When we meet Alexander Kristoff at a transit hotel at Milan Malpensa Airport, it is not in easy circumstances. Just a few hours before, news had emerged that Eduard Vorganov, Kristoff's Katusha team-mate, had failed a dope test for meldonium, a substance added to WADA's list of banned drugs in January. As it was the squad's second doping infraction in a year, following Luca Paolini's in-competition positive for cocaine at the 2015 Tour, the team were facing a possible race ban of between 15 and 45 days.
It was the kind of news that gets interviews cancelled at very short notice and could cast a pall over a team preparing for the first race of the season, especially one that had set itself up at the beginning of the year with a brand refresh and a new attitude: this is the new Katusha – open, transparent, accessible. But as the team's Classics squad and staff filter into the Hotel Idea there is no sense of jeopardy ahead of the flight to Qatar. The lobby air is filled with happy greetings, laughter and man-hugs. It is the hubbub of a close-knit group getting ready for a long season.

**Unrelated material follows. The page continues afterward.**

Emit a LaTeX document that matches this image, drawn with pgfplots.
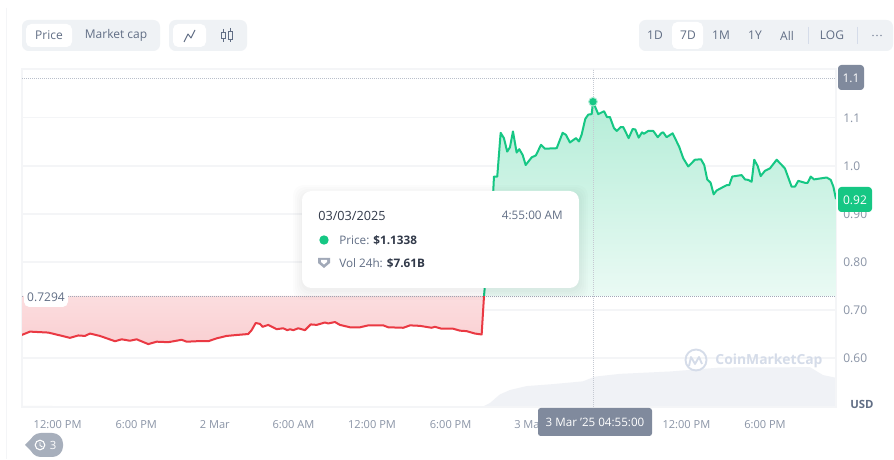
\documentclass[border=0pt]{standalone}
\usepackage{fontspec}
\setmainfont{Open Sans}[BoldFont={Open Sans Bold}]
\usepackage{pgfplots}
\usepackage{pgfplotstable}
\pgfplotsset{compat=1.18}
\definecolor{upgreen}{HTML}{16C784}
\definecolor{downred}{HTML}{EA3943}
\definecolor{txt}{HTML}{616E85}
\definecolor{txtl}{HTML}{8A94A6}
\definecolor{dark}{HTML}{323A4A}
\definecolor{pill}{HTML}{EFF2F5}
\definecolor{volc}{HTML}{F0F2F6}
\definecolor{gridc}{HTML}{F4F5F7}
\definecolor{tag}{HTML}{808A9D}
\definecolor{wm}{HTML}{D5DCE9}
\pgfplotstableread{
h p
9.31 0.648
9.94 0.655
11.34 0.653
12.10 0.648
12.99 0.642
13.63 0.647
14.14 0.646
14.52 0.651
15.28 0.646
16.43 0.635
16.94 0.639
17.57 0.636
18.08 0.639
18.97 0.629
19.61 0.634
20.50 0.633
21.52 0.638
21.90 0.634
22.66 0.635
23.55 0.635
24.19 0.641
24.95 0.646
25.72 0.648
26.60 0.650
26.86 0.658
27.17 0.673
27.50 0.671
27.70 0.665
28.13 0.669
28.77 0.660
29.27 0.662
29.58 0.658
29.79 0.660
30.04 0.658
30.42 0.662
30.93 0.658
31.37 0.670
31.82 0.669
32.46 0.674
32.71 0.672
33.22 0.675
33.60 0.669
34.37 0.664
35.13 0.664
35.76 0.668
36.91 0.668
37.29 0.664
38.44 0.663
38.95 0.668
39.71 0.667
40.60 0.663
40.85 0.665
41.37 0.661
42.25 0.661
42.76 0.657
43.27 0.656
43.91 0.651
44.42 0.649
44.60 0.7294
}\redtable
\pgfplotstableread{
h p
44.60 0.7294
45.31 0.950
45.36 0.978
45.61 0.978
45.87 1.069
46.12 1.058
46.37 1.030
46.58 1.039
46.81 1.072
47.09 1.028
47.29 1.035
47.55 1.023
47.78 1.002
48.24 1.018
48.56 1.022
48.95 1.044
49.25 1.036
50.15 1.037
50.60 1.069
50.85 1.065
51.16 1.049
51.62 1.058
51.85 1.051
52.05 1.065
52.33 1.098
52.56 1.107
52.82 1.108
52.92 1.1338
53.32 1.108
53.76 1.114
53.98 1.102
54.21 1.102
54.52 1.079
54.73 1.073
55.03 1.081
55.23 1.081
55.64 1.058
55.95 1.077
56.15 1.076
56.41 1.059
56.66 1.070
56.81 1.067
57.14 1.073
57.52 1.073
57.86 1.060
58.16 1.069
58.28 1.070
58.54 1.060
59.00 1.068
59.50 1.040
59.81 1.016
60.19 0.999
60.70 1.013
61.16 1.014
61.41 1.002
61.64 0.972
61.90 0.965
62.13 0.941
62.36 0.949
63.12 0.960
63.32 0.960
63.55 0.978
64.27 0.981
64.52 0.972
64.77 0.971
65.03 0.967
65.23 1.013
65.49 1.000
65.72 0.979
66.05 0.990
66.43 0.995
66.94 1.013
67.57 0.995
68.08 0.957
68.34 0.957
68.59 0.969
69.10 0.965
69.31 0.965
69.54 0.978
69.79 0.972
70.76 0.976
71.07 0.971
71.27 0.957
71.47 0.931
}\greentable
\pgfplotstableread{
h v
9.33 0.3
11.5 0.3
12.0 0.15
44.0 0.05
44.52 0.1
45.05 1.0
45.82 3.2
46.58 4.3
47.85 5.3
49.86 5.8
52.15 6.5
53.07 7.7
54.98 8.4
58.79 9.0
62.61 10.0
69.48 10.1
70.47 8.1
71.47 7.4
}\voltable
\newcommand{\fs}[1]{\fontsize{#1}{#1}\selectfont}
\begin{document}
\begin{tikzpicture}[x=0.75pt,y=-0.75pt]
\fill[white] (0,0) rectangle (894,459);
\draw[color=gridc,line width=0.6pt] (6,8) -- (6,459);
% volume axis
\begin{axis}[at={(16.5pt,-305.25pt)},anchor=south west,scale only axis,width=610.5pt,height=253.5pt,
  xmin=9.33,xmax=71.47,ymin=0,ymax=85.7,hide axis]
\addplot[draw=none,fill=volc] table[x=h,y=v]{\voltable} \closedcycle;
\end{axis}
% price axis
\begin{axis}[at={(16.5pt,-305.25pt)},anchor=south west,scale only axis,width=610.5pt,height=253.5pt,
  xmin=9.33,xmax=71.47,ymin=0.498,ymax=1.202,
  axis line style={color=gridc,line width=0.8pt},
  tick style={draw=none},
  xtick={12,18,24,30,36,42,48,60,66},
  xticklabels={12:00 PM,6:00 PM,2 Mar,6:00 AM,12:00 PM,6:00 PM,3 Mar,12:00 PM,6:00 PM},
  ytick={0.6,0.7,0.8,0.9,1.0,1.1},
  yticklabels={0.60,0.70,0.80,0.90,1.0,1.1},
  yticklabel pos=right,
  ymajorgrids,
  grid style={color=gridc,line width=0.8pt},
  xticklabel style={font=\fs{8.3},color=txtl,anchor=center,yshift=-13pt,xshift=0.5pt},
  yticklabel style={font=\fs{9},color=txtl,anchor=west,xshift=2pt},
  /pgf/number format/assume math mode=true]
\addplot[draw=none,top color=upgreen!32!white,bottom color=upgreen!9!white]
  table[x=h,y=p]{\greentable} -- (axis cs:71.47,0.7294) -- cycle;
\addplot[draw=none,top color=downred!17!white,bottom color=downred!24!white]
  table[x=h,y=p]{\redtable} -- (axis cs:9.31,0.7294) -- cycle;
\addplot[color=txtl!60,densely dotted,line width=0.5pt] coordinates {(9.33,1.183) (71.47,1.183)};
\addplot[color=txtl!80,densely dotted,line width=0.5pt] coordinates {(9.33,0.7294) (71.47,0.7294)};
\addplot[color=txtl!50,densely dotted,line width=0.5pt] coordinates {(52.92,0.498) (52.92,1.202)};
\addplot[color=downred,line width=1.5pt,line join=round] table[x=h,y=p]{\redtable};
\addplot[color=upgreen,line width=1.5pt,line join=round] table[x=h,y=p]{\greentable};
\addplot[only marks,mark=*,mark size=3.4pt,color=upgreen!35!white,mark options={draw=none}] coordinates {(52.92,1.1338)};
\addplot[only marks,mark=*,mark size=2.5pt,color=upgreen,mark options={draw=none}] coordinates {(52.92,1.1338)};
\end{axis}
% watermark
\draw[wm,line width=1.4pt] (696,360) circle (10.5);
\draw[wm,line width=1.4pt,line join=round] (689,366) -- (691,357) -- (695,364) -- (699,357) -- (702,364);
\node[anchor=center,font=\fs{10.4}\bfseries,text=wm] at (769,361) {CoinMarketCap};
% top-left controls
\fill[pill,rounded corners=5pt] (22,20) rectangle (160,51);
\fill[white,rounded corners=4pt] (26,24) rectangle (72,47);
\node[font=\fs{9},text=txt] at (49,35) {Price};
\node[font=\fs{9},text=txt] at (116,35) {Market cap};
\fill[pill,rounded corners=5pt] (169,20) rectangle (247,51);
\fill[white,rounded corners=4pt] (173,24) rectangle (206,47);
\draw[txt,line width=0.7pt,line join=round] (184,42) -- (188,34) -- (191,38) -- (195,30);
\draw[txt,line width=0.7pt] (221,32.5) rectangle (225,38.5);
\draw[txt,line width=0.7pt] (223,29) -- (223,32.5) (223,38.5) -- (223,42);
\draw[txt,line width=0.7pt] (228,31) rectangle (232,39);
\draw[txt,line width=0.7pt] (230,28) -- (230,31) (230,39) -- (230,42);
% top-right controls
\fill[pill,rounded corners=5pt] (639,20) rectangle (893,51);
\fill[white,rounded corners=4pt] (672,22) rectangle (703,49);
\foreach \x/\t in {655/1D,688/7D,721/1M,755/1Y,787/All,832/LOG}{\node[font=\fs{9},text=txt] at (\x,35.5) {\t};}
\draw[color=wm,line width=0.6pt] (808,27) -- (808,44) (857,27) -- (857,44);
\foreach \x in {873,877,881}{\fill[txtl] (\x,35.5) circle (0.8);}
% price tags
\fill[tag,rounded corners=2.5pt] (838,65) rectangle (864,90);
\node[font=\fs{9},text=white] at (851,78) {1.1};
\fill[upgreen,rounded corners=2.5pt] (838,187) rectangle (872,212);
\node[font=\fs{9},text=white] at (855,200) {0.92};
\node[font=\fs{8.5}\bfseries,text=txt] at (862,404) {USD};
\fill[white,rounded corners=4pt] (24,288) rectangle (68,307);
\node[font=\fs{9},text=txt] at (46,297) {0.7294};
% date tag
\fill[tag,rounded corners=2pt] (538,408) rectangle (652,436);
\node[font=\fs{8.7},text=white] at (595,422) {3 Mar '25 04:55:00};
% tooltip
\foreach \d in {9,7,5,3,1}{\fill[black,opacity=0.012,rounded corners=8pt] (302-\d,191-\d+3) rectangle (579+\d,288+\d+3);}
\fill[white,rounded corners=7pt] (302,191) rectangle (579,288);
\node[anchor=west,font=\fs{9.5},text=dark,inner sep=0pt] at (318,215.5) {03/03/2025};
\node[anchor=east,font=\fs{8.8},text=txt,inner sep=0pt] at (563,215.5) {4:55:00 AM};
\fill[upgreen] (324,240) circle (4.7);
\node[anchor=west,font=\fs{8.8},text=txt,inner sep=0pt] at (339,240.5) {Price: \textcolor{dark}{\textbf{\$1.1338}}};
\fill[txtl!80] (318,258) -- (330,258) -- (330,263) -- (324,268) -- (318,263) -- cycle;
\fill[white] (321,260) -- (327,260) -- (327,262) -- (324,264.5) -- (321,262) -- cycle;
\node[anchor=west,font=\fs{8.8},text=txt,inner sep=0pt] at (339,263.5) {Vol 24h: \textcolor{dark}{\textbf{\$7.61B}}};
% history bubble
\fill[txtl!75,rounded corners=8pt] (30,433) rectangle (63,457);
\fill[txtl!75] (25,445) -- (33,437) -- (33,453) -- cycle;
\draw[white,line width=0.8pt] (40,445) circle (4.8);
\draw[white,line width=0.7pt] (40,442) -- (40,445.5) -- (42.5,447);
\node[font=\fs{8.5},text=white] at (53,445) {3};
\end{tikzpicture}
\end{document}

The bad news can wait.
We talk with the 28-year-old in a chilly, gloomy section of the lobby where the lights don't work, and we apologise for the lack of mood-lighting. "Don't worry, I'm only here to talk," he says. A brusque answer but fears the interview would be cancelled are lifted. That is until our water-testing offering – that given the circumstances, an interview is probably the last thing he wants to do – yields a thin smile from Kristoff. 'Yes, it is,' says the expression.